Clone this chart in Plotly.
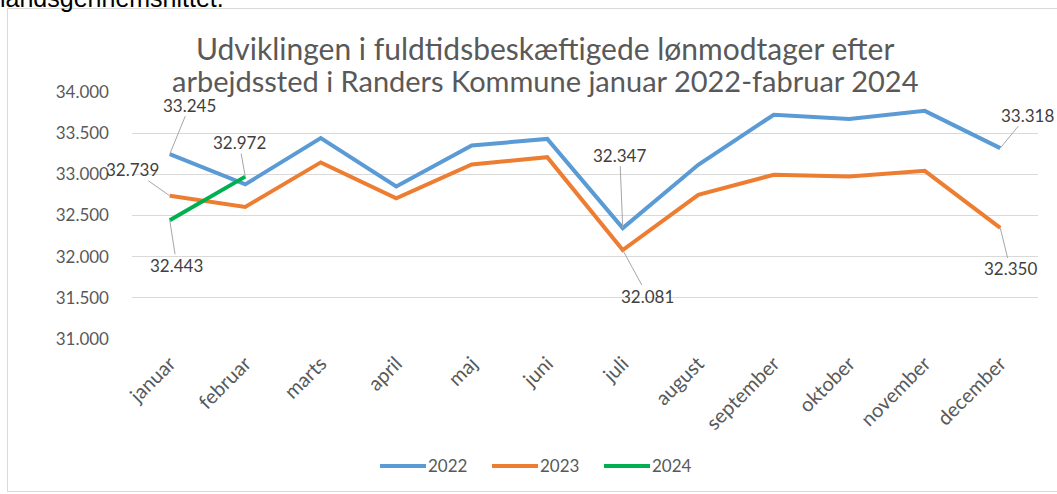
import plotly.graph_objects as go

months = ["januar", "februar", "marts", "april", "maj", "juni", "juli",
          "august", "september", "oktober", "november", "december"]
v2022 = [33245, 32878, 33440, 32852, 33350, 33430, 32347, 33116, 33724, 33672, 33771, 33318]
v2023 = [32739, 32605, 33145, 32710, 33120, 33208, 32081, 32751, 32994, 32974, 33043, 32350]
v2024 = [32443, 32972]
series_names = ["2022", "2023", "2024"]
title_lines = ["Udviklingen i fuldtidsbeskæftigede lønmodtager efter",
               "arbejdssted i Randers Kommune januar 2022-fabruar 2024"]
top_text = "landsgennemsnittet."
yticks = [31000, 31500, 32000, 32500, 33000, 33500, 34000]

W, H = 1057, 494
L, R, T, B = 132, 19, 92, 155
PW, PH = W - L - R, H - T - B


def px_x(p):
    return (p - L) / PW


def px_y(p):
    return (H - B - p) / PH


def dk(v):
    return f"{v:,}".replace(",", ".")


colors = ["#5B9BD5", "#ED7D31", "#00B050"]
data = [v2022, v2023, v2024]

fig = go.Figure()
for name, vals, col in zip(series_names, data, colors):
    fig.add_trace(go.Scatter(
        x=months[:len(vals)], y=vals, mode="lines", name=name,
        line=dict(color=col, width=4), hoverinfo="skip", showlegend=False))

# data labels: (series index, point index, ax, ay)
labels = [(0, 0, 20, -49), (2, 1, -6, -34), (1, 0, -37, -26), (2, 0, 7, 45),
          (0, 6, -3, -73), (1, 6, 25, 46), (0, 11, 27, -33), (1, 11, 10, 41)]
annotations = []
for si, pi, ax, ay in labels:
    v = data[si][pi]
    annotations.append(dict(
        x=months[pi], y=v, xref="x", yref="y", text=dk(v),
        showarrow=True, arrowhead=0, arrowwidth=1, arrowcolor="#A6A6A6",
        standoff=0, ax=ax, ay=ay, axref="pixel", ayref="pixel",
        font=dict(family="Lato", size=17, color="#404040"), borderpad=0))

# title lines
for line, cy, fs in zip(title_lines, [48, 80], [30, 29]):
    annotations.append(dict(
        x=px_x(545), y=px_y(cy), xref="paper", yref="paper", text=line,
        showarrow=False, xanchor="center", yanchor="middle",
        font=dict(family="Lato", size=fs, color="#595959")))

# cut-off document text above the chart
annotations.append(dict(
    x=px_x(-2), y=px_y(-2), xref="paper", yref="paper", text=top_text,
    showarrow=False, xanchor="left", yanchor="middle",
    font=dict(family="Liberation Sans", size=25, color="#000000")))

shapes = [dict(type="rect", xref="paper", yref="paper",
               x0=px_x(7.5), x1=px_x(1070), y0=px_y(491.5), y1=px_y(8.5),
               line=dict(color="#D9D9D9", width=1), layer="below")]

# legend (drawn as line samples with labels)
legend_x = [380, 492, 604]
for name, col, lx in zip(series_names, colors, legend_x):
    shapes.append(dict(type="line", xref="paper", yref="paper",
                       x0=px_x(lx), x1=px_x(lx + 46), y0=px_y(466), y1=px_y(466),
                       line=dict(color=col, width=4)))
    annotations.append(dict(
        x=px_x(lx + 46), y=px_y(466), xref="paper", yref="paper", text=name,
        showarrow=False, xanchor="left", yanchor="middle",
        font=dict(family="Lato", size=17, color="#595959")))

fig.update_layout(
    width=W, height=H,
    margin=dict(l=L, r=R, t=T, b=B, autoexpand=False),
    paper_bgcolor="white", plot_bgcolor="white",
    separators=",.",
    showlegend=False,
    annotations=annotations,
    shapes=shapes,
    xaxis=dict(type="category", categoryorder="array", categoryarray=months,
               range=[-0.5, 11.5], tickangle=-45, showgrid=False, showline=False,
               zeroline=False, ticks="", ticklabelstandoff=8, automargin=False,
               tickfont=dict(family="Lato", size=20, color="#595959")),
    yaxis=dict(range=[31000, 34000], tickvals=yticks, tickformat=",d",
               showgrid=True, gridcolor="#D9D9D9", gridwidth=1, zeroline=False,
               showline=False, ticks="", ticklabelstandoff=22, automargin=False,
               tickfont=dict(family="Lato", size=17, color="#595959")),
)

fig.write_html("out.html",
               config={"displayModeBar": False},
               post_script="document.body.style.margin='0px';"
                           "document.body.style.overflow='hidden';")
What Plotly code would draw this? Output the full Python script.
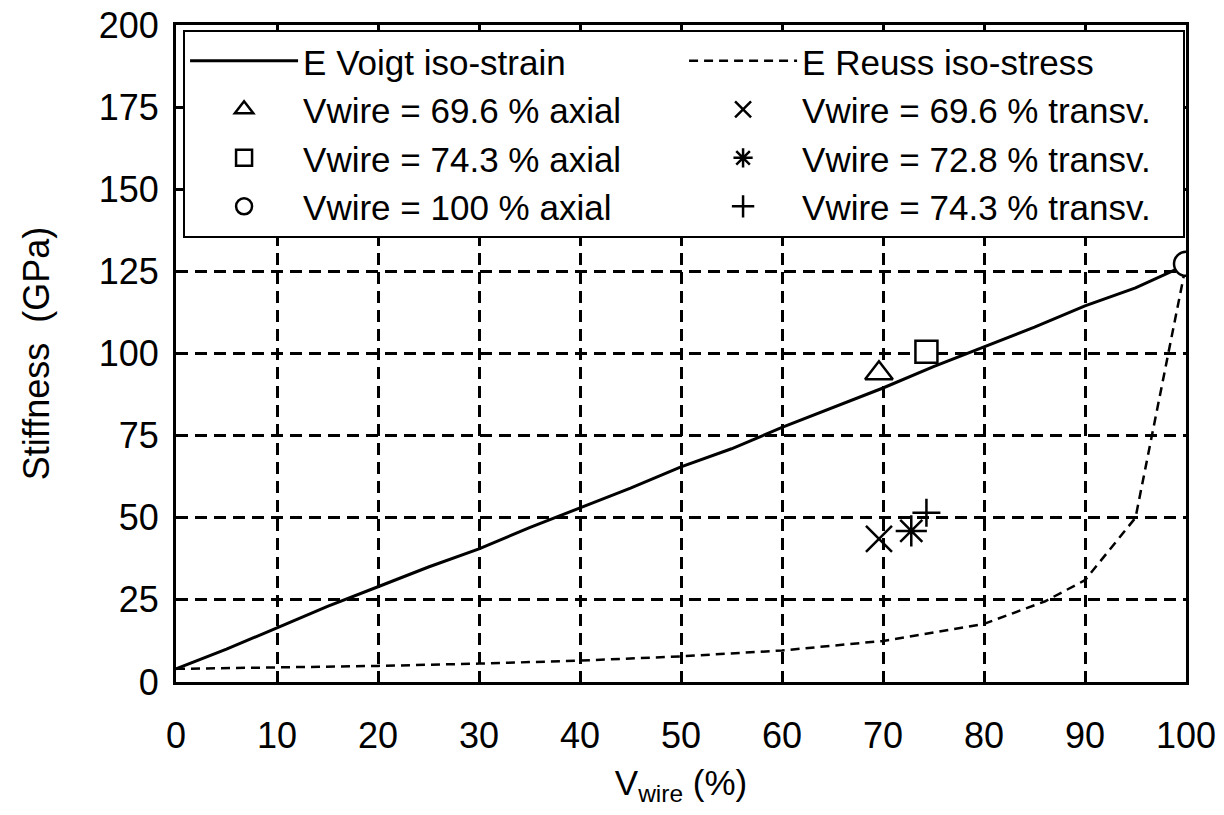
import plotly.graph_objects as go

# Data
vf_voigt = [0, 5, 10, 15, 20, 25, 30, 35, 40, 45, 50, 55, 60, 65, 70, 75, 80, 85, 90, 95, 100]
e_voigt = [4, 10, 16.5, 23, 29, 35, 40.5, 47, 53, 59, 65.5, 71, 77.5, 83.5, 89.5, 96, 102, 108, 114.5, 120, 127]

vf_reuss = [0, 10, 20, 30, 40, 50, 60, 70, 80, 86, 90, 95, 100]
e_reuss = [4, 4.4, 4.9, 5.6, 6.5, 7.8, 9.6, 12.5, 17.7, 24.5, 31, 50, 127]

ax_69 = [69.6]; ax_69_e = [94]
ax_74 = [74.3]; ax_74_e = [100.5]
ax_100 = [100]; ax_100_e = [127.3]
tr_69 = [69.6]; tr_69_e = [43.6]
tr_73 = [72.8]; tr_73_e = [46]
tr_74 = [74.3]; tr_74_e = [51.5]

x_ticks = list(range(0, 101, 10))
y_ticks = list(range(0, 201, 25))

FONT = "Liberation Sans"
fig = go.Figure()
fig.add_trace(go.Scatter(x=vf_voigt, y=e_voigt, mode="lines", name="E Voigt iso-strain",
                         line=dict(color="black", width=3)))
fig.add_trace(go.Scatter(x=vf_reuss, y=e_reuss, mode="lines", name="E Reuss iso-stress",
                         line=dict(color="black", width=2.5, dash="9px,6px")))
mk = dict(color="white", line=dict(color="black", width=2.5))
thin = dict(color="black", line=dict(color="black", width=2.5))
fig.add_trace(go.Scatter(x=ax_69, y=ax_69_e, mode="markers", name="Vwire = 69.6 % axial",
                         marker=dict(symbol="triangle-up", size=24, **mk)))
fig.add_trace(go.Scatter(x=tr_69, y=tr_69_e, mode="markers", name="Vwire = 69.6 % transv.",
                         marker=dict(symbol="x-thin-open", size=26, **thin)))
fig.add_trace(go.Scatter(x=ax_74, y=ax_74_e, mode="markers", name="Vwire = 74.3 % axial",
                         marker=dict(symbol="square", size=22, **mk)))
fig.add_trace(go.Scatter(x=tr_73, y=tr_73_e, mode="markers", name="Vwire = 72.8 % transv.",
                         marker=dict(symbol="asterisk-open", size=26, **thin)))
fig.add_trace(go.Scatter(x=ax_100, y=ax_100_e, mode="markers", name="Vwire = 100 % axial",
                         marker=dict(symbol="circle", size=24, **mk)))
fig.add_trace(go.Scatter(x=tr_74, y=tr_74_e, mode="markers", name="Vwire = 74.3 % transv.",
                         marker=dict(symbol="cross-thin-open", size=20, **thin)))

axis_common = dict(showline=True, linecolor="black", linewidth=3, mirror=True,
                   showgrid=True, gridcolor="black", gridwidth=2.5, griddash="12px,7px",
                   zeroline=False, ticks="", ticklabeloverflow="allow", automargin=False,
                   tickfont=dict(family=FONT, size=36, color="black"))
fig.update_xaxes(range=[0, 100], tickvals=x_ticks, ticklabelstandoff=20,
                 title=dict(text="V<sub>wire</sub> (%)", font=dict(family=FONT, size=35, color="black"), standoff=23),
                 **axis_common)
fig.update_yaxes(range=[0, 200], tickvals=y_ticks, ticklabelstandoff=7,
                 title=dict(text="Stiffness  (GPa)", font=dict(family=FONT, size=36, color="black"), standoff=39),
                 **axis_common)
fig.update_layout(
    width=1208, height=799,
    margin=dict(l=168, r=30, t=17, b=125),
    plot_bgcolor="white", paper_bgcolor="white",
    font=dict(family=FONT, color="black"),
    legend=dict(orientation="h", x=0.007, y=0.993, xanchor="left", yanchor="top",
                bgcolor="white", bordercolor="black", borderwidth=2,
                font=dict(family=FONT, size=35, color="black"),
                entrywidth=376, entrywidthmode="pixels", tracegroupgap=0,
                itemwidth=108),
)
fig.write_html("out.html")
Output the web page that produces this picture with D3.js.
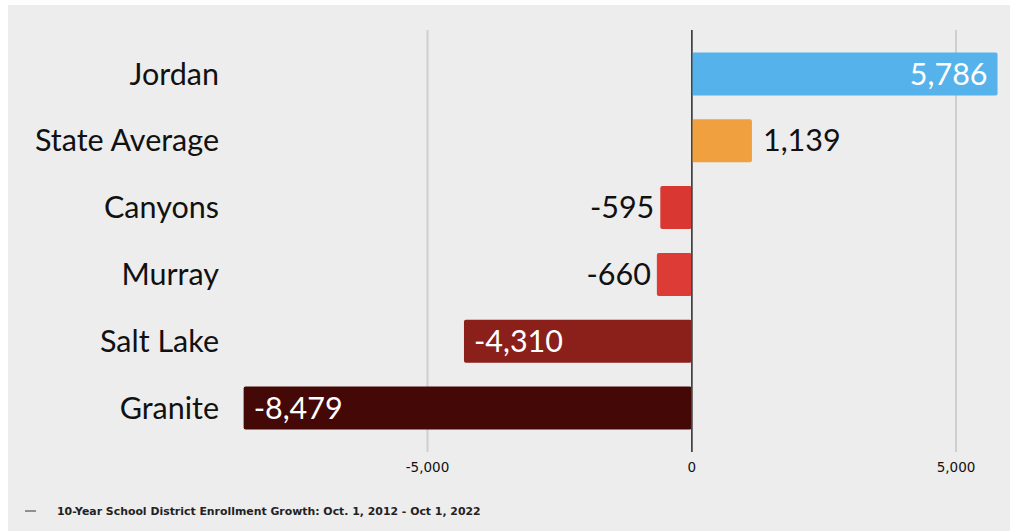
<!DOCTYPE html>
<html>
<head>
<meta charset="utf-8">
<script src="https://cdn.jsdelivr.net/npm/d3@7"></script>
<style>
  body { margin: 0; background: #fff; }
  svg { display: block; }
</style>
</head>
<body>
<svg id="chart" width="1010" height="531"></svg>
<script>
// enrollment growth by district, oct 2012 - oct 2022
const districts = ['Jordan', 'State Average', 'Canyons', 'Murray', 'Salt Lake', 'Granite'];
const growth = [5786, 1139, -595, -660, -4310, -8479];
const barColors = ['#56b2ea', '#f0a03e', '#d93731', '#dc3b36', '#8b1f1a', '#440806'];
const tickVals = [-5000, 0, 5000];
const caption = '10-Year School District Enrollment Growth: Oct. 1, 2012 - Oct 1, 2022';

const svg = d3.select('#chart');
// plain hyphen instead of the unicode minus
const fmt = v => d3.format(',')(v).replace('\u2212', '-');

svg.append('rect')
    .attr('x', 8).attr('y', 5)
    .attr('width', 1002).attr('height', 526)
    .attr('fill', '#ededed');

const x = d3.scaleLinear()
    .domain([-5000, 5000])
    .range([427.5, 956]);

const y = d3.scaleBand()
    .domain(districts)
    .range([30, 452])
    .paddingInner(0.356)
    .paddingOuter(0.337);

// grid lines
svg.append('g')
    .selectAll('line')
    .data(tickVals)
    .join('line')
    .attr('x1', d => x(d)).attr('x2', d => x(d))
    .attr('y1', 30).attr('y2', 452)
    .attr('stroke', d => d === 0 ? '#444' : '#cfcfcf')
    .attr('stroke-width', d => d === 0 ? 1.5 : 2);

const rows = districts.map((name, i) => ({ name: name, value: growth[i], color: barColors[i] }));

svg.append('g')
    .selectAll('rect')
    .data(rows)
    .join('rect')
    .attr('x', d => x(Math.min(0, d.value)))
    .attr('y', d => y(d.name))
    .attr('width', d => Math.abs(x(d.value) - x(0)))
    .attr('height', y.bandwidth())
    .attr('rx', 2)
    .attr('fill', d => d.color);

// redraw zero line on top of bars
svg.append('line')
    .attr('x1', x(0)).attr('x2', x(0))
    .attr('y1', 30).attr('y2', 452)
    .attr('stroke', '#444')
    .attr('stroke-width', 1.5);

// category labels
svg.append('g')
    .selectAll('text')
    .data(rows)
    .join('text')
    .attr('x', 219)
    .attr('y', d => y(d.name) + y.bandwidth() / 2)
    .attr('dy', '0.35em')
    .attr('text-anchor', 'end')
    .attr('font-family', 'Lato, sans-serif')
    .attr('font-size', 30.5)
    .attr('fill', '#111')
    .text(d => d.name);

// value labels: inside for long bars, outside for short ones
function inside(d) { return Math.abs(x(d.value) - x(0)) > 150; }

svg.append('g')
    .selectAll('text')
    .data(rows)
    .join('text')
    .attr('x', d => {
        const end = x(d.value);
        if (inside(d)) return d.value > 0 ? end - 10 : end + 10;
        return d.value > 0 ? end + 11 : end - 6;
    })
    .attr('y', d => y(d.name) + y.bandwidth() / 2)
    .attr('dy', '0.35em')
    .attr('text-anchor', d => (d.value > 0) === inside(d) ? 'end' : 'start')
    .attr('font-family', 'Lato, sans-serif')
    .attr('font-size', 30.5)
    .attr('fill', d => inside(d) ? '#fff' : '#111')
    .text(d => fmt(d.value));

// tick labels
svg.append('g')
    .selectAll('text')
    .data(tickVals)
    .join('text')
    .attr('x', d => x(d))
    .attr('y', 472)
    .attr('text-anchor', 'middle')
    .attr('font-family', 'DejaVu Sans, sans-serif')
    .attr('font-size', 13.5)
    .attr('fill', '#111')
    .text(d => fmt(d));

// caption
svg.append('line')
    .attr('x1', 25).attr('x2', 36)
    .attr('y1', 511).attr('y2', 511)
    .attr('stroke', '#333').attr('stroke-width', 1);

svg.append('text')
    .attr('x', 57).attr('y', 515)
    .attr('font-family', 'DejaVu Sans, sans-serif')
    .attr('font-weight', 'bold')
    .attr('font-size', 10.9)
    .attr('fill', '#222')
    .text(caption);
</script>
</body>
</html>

Work required >> Pick out, from the lines above, every one that contains the string "this".

Final result >>
Clone this chart in Plotly.
What Plotly code would draw this? Output the full Python script.
Output the web page that produces this picture with D3.js.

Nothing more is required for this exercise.